**Work required:** Drop the pictures, then extract the listing word for word.

——

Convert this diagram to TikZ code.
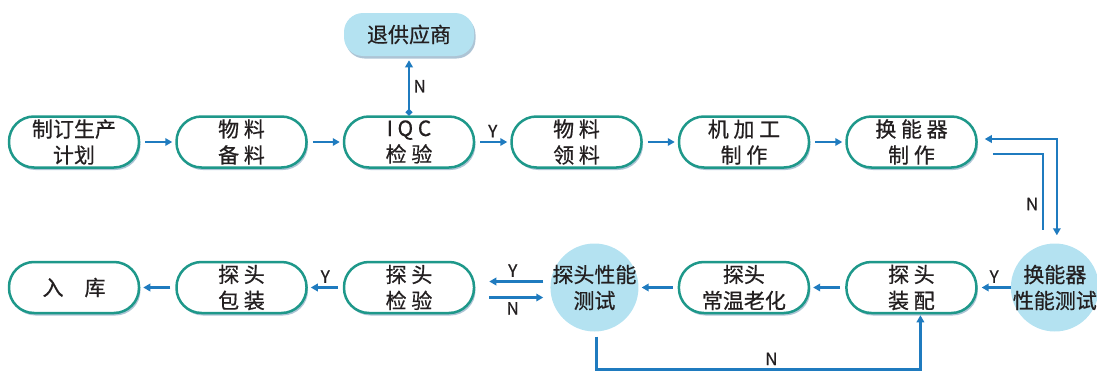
\documentclass[tikz,border=0pt]{standalone}
\usepackage{fontspec}
\newfontfamily\cjk[FakeBold=0.6]{Noto Sans CJK SC}
\usetikzlibrary{arrows.meta,positioning,shadows}
\definecolor{boxline}{HTML}{1E988A}
\definecolor{flowblue}{HTML}{1F7BBF}
\definecolor{testfill}{HTML}{B4E2F1}
\definecolor{txt}{HTML}{231F20}
\tikzset{%
        >={Triangle[length=7pt,width=7.5pt]},
        node distance=35pt
}
\tikzstyle{box}=[
    draw = boxline,
    line width = 2.5pt,
    fill = white,
    rounded corners = 25pt,
    minimum width = 130pt,
    minimum height = 51pt,
    inner sep = 2pt,
    align = center,
    text = txt,
    font = \cjk\fontsize{21}{26}\selectfont,
    drop shadow = {shadow xshift=1.5pt, shadow yshift=-2.5pt, fill=flowblue!55!gray, opacity=.45}
]
\tikzstyle{test}=[
    circle,
    fill = testfill,
    minimum size = 88pt,
    inner sep = 0pt,
    align = center,
    text = txt,
    font = \cjk\fontsize{21}{26}\selectfont
]
\tikzstyle{flow}=[
    ->,
    draw = flowblue,
    line width = 2.5pt,
    shorten > = 3pt,
    shorten < = 5pt
]
\tikzstyle{every edge}=[flow]
\tikzstyle{lbl}=[
    text = txt,
    font = \cjk\fontsize{17}{19}\selectfont
]
% centred line of fixed zero width, so the circle keeps its size
\newcommand{\testline}[1]{\makebox[0pt]{#1}}

\begin{document}
\begin{tikzpicture}[x=1pt,y=-1pt]
        \useasboundingbox (0,0) rectangle (1097,372);
        % upper row
        \node[box] (plan) at (74,142) {制订生产\\计划};
        \node[box] (prep) [right = of plan] {物 料\\备 料};
        \node[box] (iqc) [right = of prep] {I Q C\\检 验};
        \node[box] (mat) [right = of iqc] {物 料\\领 料};
        \node[box] (mach) [right = of mat] {机 加 工\\制 作};
        \node[box] (xdc) [right = of mach] {换 能 器\\制 作};
        \node[box, draw = none, fill = testfill, minimum height = 43pt, rounded corners = 19pt] (back) [above = 58pt of iqc] {退供应商};
        % lower row
        \node[box] (store) [below = 92pt of plan] {入\hspace{1em}库};
        \node[box] (pack) [right = of store] {探 头\\包 装};
        \node[box] (check) [right = of pack] {探 头\\检 验};
        \node[test] (ptest) [right = 75pt of check] {\testline{探头性能}\\\testline{测试}};
        \node[box] (aging) [right = 39pt of ptest] {探头\\常温老化};
        \node[box] (assy) [right = of aging] {探 头\\装 配};
        \node[test] (xtest) [right = 33pt of assy] {\testline{换能器}\\\testline{性能测试}};
        \path
        (plan) edge (prep)
        (prep) edge (iqc)
        (iqc) edge node[lbl, above] {Y} (mat)
        (iqc) edge[{Circle[length=6pt]}->, shorten < = 0pt]
        node[lbl, right] {N} (back)
        (mat) edge (mach)
        (mach) edge (xdc)
        (xtest) edge[shorten < = 0pt, shorten > = 4pt]
        node[lbl, above] {Y} (assy)
        (assy) edge (aging)
        (aging) edge (ptest)
        (check) edge node[lbl, above] {Y} (pack)
        (pack) edge (store)
        ;
        \draw[flow, <->, shorten < = 8pt, shorten > = 7pt] ([xshift=2pt]xtest.north) |- ([yshift=3pt]xdc.east);
        \draw[flow, -, shorten < = 15pt, shorten > = 13pt] ([yshift=-12pt]xdc.east) -| node[lbl, pos=0.78, left] {N} ([xshift=-12pt]xtest.north);
        \draw[flow, shorten < = 7pt, shorten > = 14pt] ([yshift=6pt]ptest.west) -- node[lbl, above] {Y} ([yshift=6pt]check.east);
        \draw[flow, shorten < = 14pt, shorten > = 7pt] ([yshift=-10pt]check.east) -- node[lbl, below] {N} ([yshift=-10pt]ptest.west);
        \draw[flow, shorten > = 1pt] ([xshift=2pt]ptest.south) -- ++(0,38) -| node[lbl, pos=0.27, above] {N} ([xshift=9pt]assy.south);
\end{tikzpicture}
\end{document}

——

**Correct result:**
Convert this diagram to TikZ code.
\documentclass[tikz,border=0pt]{standalone}
\usepackage{fontspec}
\newfontfamily\cjk[FakeBold=0.6]{Noto Sans CJK SC}
\usetikzlibrary{arrows.meta,positioning,shadows}
\definecolor{boxline}{HTML}{1E988A}
\definecolor{flowblue}{HTML}{1F7BBF}
\definecolor{testfill}{HTML}{B4E2F1}
\definecolor{txt}{HTML}{231F20}
\tikzset{%
        >={Triangle[length=7pt,width=7.5pt]},
        node distance=35pt
}
\tikzstyle{box}=[
    draw = boxline,
    line width = 2.5pt,
    fill = white,
    rounded corners = 25pt,
    minimum width = 130pt,
    minimum height = 51pt,
    inner sep = 2pt,
    align = center,
    text = txt,
    font = \cjk\fontsize{21}{26}\selectfont,
    drop shadow = {shadow xshift=1.5pt, shadow yshift=-2.5pt, fill=flowblue!55!gray, opacity=.45}
]
\tikzstyle{test}=[
    circle,
    fill = testfill,
    minimum size = 88pt,
    inner sep = 0pt,
    align = center,
    text = txt,
    font = \cjk\fontsize{21}{26}\selectfont
]
\tikzstyle{flow}=[
    ->,
    draw = flowblue,
    line width = 2.5pt,
    shorten > = 3pt,
    shorten < = 5pt
]
\tikzstyle{every edge}=[flow]
\tikzstyle{lbl}=[
    text = txt,
    font = \cjk\fontsize{17}{19}\selectfont
]
% centred line of fixed zero width, so the circle keeps its size
\newcommand{\testline}[1]{\makebox[0pt]{#1}}

\begin{document}
\begin{tikzpicture}[x=1pt,y=-1pt]
        \useasboundingbox (0,0) rectangle (1097,372);
        % upper row
        \node[box] (plan) at (74,142) {制订生产\\计划};
        \node[box] (prep) [right = of plan] {物 料\\备 料};
        \node[box] (iqc) [right = of prep] {I Q C\\检 验};
        \node[box] (mat) [right = of iqc] {物 料\\领 料};
        \node[box] (mach) [right = of mat] {机 加 工\\制 作};
        \node[box] (xdc) [right = of mach] {换 能 器\\制 作};
        \node[box, draw = none, fill = testfill, minimum height = 43pt, rounded corners = 19pt] (back) [above = 58pt of iqc] {退供应商};
        % lower row
        \node[box] (store) [below = 92pt of plan] {入\hspace{1em}库};
        \node[box] (pack) [right = of store] {探 头\\包 装};
        \node[box] (check) [right = of pack] {探 头\\检 验};
        \node[test] (ptest) [right = 75pt of check] {\testline{探头性能}\\\testline{测试}};
        \node[box] (aging) [right = 39pt of ptest] {探头\\常温老化};
        \node[box] (assy) [right = of aging] {探 头\\装 配};
        \node[test] (xtest) [right = 33pt of assy] {\testline{换能器}\\\testline{性能测试}};
        \path
        (plan) edge (prep)
        (prep) edge (iqc)
        (iqc) edge node[lbl, above] {Y} (mat)
        (iqc) edge[{Circle[length=6pt]}->, shorten < = 0pt]
        node[lbl, right] {N} (back)
        (mat) edge (mach)
        (mach) edge (xdc)
        (xtest) edge[shorten < = 0pt, shorten > = 4pt]
        node[lbl, above] {Y} (assy)
        (assy) edge (aging)
        (aging) edge (ptest)
        (check) edge node[lbl, above] {Y} (pack)
        (pack) edge (store)
        ;
        \draw[flow, <->, shorten < = 8pt, shorten > = 7pt] ([xshift=2pt]xtest.north) |- ([yshift=3pt]xdc.east);
        \draw[flow, -, shorten < = 15pt, shorten > = 13pt] ([yshift=-12pt]xdc.east) -| node[lbl, pos=0.78, left] {N} ([xshift=-12pt]xtest.north);
        \draw[flow, shorten < = 7pt, shorten > = 14pt] ([yshift=6pt]ptest.west) -- node[lbl, above] {Y} ([yshift=6pt]check.east);
        \draw[flow, shorten < = 14pt, shorten > = 7pt] ([yshift=-10pt]check.east) -- node[lbl, below] {N} ([yshift=-10pt]ptest.west);
        \draw[flow, shorten > = 1pt] ([xshift=2pt]ptest.south) -- ++(0,38) -| node[lbl, pos=0.27, above] {N} ([xshift=9pt]assy.south);
\end{tikzpicture}
\end{document}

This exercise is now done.